:: Data in this exercise ::
===============
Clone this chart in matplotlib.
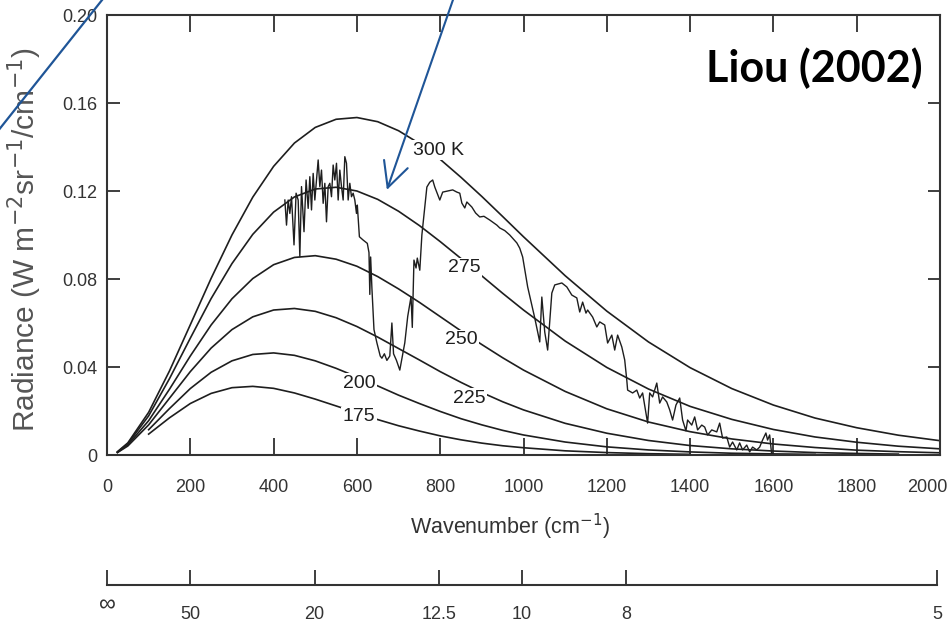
===============
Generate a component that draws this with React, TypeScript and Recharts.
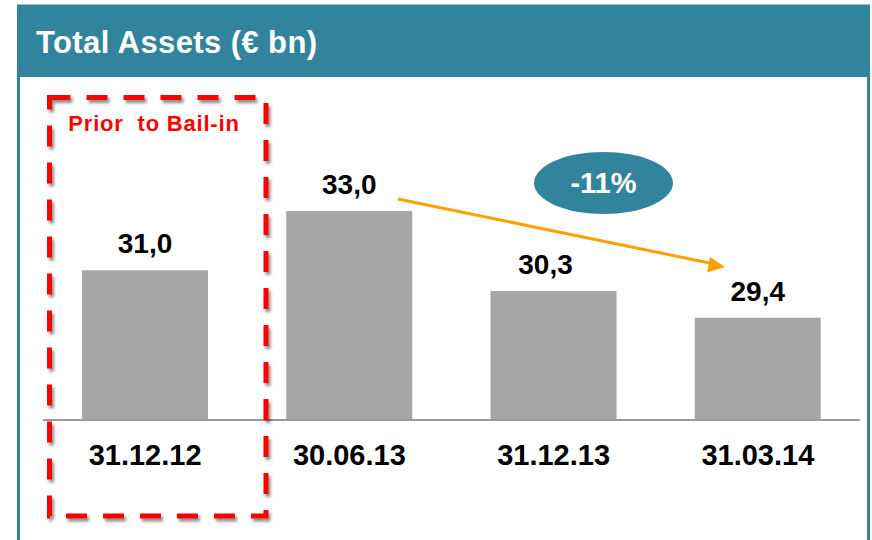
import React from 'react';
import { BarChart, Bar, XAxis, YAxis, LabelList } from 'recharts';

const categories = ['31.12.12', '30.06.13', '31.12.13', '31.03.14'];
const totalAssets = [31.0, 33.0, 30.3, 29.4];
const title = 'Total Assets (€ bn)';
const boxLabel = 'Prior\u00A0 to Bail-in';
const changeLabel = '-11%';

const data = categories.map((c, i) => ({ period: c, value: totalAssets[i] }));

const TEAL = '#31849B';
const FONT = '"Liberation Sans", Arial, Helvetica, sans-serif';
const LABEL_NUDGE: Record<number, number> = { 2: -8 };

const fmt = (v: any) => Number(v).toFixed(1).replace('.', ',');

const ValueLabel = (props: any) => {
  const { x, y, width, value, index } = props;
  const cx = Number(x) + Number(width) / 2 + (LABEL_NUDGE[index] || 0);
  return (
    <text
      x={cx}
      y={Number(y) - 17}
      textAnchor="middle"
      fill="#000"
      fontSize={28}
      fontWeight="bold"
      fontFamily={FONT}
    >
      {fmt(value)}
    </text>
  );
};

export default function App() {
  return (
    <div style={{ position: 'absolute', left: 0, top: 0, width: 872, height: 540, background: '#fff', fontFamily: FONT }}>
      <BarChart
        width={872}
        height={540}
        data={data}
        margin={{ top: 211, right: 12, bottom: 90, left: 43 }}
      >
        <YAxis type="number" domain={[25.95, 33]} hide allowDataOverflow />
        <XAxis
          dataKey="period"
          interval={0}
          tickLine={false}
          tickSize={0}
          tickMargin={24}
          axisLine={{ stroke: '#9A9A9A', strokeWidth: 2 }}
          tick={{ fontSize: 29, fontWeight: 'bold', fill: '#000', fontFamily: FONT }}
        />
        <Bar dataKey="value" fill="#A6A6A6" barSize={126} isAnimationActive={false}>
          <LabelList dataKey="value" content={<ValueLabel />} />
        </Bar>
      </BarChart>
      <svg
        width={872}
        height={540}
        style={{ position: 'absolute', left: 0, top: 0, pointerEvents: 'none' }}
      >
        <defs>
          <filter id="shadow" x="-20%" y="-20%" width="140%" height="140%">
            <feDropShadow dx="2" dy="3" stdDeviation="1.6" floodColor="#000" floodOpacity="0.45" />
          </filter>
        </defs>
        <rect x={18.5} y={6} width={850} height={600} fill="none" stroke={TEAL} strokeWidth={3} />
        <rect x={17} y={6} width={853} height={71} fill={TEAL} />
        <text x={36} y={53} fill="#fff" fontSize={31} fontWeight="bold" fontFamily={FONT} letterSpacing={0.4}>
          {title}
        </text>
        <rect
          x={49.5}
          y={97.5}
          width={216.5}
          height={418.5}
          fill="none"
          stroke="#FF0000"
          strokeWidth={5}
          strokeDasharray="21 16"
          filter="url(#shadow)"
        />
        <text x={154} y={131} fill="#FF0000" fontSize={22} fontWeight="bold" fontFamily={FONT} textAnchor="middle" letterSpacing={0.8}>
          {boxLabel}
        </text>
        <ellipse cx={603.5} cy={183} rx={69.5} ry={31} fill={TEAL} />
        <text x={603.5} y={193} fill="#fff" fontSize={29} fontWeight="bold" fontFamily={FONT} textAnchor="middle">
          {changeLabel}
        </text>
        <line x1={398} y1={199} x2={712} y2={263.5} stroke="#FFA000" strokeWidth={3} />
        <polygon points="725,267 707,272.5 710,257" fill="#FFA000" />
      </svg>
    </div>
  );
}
===============
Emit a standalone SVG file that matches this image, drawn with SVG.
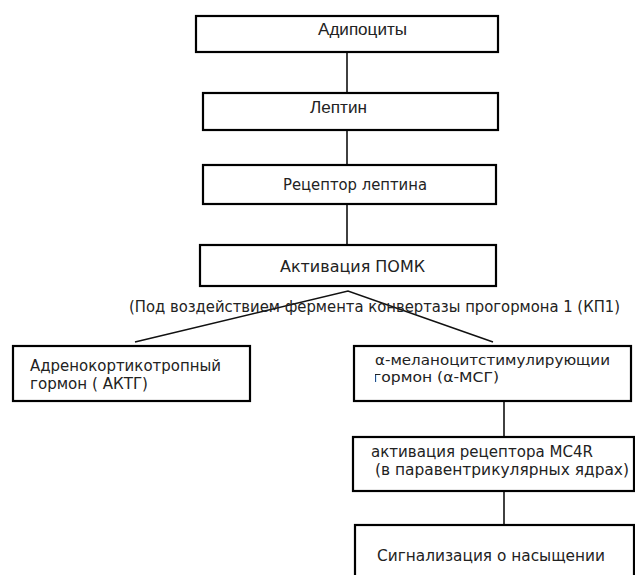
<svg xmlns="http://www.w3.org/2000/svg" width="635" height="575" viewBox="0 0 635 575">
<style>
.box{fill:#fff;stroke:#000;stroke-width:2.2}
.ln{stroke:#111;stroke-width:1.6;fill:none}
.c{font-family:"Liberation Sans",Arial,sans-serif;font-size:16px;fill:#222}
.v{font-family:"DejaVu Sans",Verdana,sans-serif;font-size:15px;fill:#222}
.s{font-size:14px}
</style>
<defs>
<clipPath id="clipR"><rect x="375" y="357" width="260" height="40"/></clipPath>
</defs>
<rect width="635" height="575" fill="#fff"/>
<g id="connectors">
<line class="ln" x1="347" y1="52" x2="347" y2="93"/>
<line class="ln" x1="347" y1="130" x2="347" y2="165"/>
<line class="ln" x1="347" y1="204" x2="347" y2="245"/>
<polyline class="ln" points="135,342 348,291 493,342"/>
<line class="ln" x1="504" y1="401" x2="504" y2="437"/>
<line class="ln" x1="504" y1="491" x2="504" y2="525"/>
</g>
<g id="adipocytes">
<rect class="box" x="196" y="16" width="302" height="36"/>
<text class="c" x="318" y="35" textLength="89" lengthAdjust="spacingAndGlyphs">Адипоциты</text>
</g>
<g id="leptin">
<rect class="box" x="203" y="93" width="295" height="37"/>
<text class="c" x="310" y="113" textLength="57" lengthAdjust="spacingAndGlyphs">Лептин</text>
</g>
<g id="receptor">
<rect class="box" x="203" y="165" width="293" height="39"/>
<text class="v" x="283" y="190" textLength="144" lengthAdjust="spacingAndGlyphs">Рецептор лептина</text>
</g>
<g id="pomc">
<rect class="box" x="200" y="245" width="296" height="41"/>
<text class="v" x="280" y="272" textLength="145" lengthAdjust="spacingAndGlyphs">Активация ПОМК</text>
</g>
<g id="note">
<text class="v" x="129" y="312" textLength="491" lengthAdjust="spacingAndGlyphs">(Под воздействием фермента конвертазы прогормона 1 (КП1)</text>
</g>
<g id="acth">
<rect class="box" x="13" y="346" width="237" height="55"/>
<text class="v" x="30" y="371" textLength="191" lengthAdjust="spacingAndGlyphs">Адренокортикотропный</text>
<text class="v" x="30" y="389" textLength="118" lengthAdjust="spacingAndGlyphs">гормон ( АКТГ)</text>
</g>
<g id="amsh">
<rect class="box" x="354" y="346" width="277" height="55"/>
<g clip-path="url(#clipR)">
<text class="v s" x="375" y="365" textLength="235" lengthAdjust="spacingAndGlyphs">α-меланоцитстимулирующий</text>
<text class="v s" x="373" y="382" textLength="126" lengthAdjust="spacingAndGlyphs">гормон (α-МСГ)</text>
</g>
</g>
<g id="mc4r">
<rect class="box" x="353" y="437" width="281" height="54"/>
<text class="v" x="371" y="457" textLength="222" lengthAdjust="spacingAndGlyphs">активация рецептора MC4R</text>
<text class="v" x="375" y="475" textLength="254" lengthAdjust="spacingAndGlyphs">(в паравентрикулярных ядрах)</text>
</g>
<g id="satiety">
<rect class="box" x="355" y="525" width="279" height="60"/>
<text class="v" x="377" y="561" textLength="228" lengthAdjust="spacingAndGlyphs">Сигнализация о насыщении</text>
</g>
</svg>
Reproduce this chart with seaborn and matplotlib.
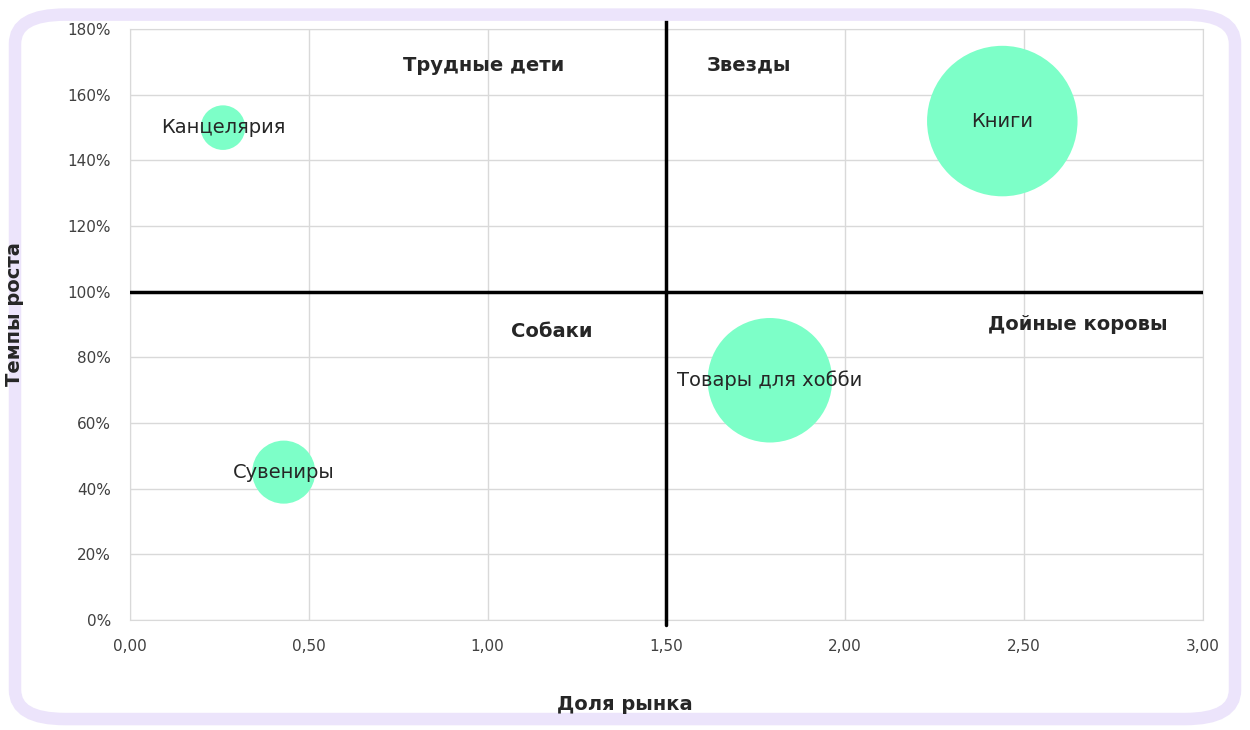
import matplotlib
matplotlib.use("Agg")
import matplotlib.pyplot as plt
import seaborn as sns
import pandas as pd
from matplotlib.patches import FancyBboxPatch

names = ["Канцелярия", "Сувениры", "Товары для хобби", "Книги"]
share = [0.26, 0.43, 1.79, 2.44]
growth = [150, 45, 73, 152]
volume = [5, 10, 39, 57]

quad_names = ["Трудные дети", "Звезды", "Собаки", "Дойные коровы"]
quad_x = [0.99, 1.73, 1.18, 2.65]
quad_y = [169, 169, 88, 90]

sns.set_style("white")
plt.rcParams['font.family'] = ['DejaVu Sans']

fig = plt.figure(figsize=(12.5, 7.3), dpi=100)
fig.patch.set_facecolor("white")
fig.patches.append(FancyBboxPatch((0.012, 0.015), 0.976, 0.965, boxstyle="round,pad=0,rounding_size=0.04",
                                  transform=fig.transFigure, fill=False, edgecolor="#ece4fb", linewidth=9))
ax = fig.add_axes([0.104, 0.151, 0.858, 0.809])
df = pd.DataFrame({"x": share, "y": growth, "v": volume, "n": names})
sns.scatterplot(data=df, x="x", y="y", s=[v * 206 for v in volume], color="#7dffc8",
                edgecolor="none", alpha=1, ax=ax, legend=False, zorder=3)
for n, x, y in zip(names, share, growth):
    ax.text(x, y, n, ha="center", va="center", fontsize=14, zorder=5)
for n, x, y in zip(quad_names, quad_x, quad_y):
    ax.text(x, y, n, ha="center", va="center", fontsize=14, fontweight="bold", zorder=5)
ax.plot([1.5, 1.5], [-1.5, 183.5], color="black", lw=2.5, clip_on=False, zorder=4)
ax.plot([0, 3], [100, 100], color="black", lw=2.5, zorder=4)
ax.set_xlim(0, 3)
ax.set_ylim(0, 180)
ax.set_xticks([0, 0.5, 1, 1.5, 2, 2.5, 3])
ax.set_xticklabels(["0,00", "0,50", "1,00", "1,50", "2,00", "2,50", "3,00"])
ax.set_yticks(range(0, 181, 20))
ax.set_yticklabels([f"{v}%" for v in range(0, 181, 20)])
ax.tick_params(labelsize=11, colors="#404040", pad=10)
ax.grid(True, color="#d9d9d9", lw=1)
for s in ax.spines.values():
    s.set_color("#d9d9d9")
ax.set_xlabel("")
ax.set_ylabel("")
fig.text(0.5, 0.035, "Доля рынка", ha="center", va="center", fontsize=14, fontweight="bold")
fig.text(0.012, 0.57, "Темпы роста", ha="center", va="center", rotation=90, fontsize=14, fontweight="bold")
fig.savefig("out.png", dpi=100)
===============
:: Given instruction ::
Above are the records; copy exactly the lines from the one with "Generate a component" through the one with "XAxis, YAxis, LabelList", including both, and nothing more. Leave out pictures.

:: Task answer ::
Generate a component that draws this with React, TypeScript and Recharts.
import React from 'react';
import { BarChart, Bar, XAxis, YAxis, LabelList } from 'recharts';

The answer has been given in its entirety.